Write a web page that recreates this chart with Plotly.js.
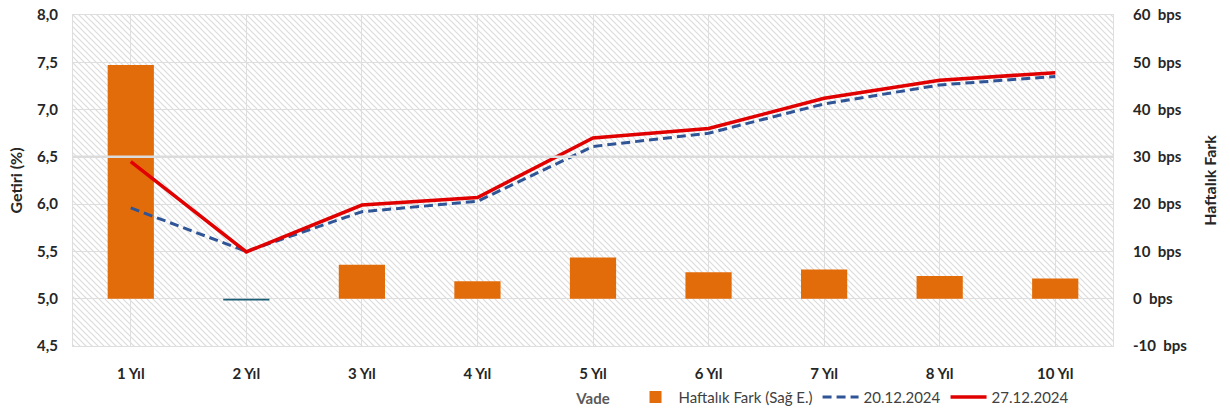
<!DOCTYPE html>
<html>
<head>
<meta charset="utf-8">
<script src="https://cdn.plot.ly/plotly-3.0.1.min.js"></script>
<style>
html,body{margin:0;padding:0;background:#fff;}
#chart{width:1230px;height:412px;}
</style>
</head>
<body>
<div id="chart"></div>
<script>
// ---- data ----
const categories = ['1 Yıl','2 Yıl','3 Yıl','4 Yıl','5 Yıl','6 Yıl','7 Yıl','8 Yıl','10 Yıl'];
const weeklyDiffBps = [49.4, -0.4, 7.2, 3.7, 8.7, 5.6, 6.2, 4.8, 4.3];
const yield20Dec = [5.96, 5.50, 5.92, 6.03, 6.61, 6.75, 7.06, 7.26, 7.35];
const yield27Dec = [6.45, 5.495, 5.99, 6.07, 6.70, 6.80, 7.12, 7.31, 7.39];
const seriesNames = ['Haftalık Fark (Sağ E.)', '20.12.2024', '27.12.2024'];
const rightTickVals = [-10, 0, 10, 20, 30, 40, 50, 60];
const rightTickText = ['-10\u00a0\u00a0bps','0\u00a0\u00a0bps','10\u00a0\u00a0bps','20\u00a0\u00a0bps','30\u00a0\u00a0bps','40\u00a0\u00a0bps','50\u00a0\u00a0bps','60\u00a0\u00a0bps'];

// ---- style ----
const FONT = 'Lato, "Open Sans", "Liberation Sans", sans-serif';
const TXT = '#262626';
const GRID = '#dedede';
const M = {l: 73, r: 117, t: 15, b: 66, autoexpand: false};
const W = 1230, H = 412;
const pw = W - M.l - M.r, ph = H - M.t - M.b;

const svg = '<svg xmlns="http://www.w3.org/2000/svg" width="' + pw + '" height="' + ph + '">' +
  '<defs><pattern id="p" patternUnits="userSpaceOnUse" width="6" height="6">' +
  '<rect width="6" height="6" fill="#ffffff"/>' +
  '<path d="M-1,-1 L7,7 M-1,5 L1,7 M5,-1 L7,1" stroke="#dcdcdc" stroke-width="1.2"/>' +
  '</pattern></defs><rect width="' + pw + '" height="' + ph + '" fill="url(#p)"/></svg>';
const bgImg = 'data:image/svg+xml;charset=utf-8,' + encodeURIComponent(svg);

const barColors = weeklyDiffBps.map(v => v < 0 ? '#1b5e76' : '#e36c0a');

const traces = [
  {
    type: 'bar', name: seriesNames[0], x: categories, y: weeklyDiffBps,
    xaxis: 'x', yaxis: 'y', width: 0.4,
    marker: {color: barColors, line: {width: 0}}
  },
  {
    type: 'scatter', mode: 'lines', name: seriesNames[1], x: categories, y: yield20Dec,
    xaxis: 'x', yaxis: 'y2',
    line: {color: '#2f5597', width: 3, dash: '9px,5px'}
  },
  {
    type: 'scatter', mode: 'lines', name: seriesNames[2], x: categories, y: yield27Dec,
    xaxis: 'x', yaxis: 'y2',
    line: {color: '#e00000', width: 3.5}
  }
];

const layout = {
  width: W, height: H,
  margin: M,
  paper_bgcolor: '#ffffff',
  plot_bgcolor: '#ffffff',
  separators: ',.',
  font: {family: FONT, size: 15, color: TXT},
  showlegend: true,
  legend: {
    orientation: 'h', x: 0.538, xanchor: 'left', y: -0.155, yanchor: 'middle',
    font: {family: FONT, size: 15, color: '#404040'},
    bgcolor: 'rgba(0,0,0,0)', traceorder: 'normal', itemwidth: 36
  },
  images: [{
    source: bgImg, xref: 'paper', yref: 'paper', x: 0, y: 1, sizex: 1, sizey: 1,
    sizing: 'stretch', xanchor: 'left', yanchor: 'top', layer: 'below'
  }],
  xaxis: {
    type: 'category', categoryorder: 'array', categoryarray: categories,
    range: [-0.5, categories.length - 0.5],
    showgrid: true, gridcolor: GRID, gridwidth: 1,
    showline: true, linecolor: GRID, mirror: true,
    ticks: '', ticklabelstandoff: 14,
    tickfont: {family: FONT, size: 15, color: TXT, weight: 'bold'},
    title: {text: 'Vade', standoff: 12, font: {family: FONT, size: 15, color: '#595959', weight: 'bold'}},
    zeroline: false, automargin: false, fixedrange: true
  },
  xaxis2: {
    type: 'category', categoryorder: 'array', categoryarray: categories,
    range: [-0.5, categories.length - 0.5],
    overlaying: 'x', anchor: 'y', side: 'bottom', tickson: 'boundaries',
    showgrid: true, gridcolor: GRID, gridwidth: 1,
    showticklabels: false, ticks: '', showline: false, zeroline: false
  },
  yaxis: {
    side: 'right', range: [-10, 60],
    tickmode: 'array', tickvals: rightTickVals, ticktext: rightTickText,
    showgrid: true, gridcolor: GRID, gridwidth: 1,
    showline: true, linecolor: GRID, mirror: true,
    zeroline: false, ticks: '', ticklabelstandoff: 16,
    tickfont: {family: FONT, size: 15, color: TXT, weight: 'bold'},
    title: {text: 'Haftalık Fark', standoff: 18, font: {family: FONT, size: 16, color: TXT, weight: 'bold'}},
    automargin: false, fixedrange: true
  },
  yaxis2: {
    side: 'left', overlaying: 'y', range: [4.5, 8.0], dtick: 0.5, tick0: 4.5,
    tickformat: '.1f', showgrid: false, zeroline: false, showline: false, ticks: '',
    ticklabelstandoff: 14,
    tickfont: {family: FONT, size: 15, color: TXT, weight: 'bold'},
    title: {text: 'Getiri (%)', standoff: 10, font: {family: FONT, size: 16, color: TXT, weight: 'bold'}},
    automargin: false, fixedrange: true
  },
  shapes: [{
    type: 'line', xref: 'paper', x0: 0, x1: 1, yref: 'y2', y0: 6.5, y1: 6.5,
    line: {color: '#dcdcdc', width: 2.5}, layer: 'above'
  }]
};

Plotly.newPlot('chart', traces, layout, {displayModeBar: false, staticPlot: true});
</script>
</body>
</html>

────────────────────

Objective
Identify the lines above that contain the word "chart", then copy them.

Correct output
Write a web page that recreates this chart with Plotly.js.
#chart{width:1230px;height:412px;}
<div id="chart"></div>
Plotly.newPlot('chart', traces, layout, {displayModeBar: false, staticPlot: true});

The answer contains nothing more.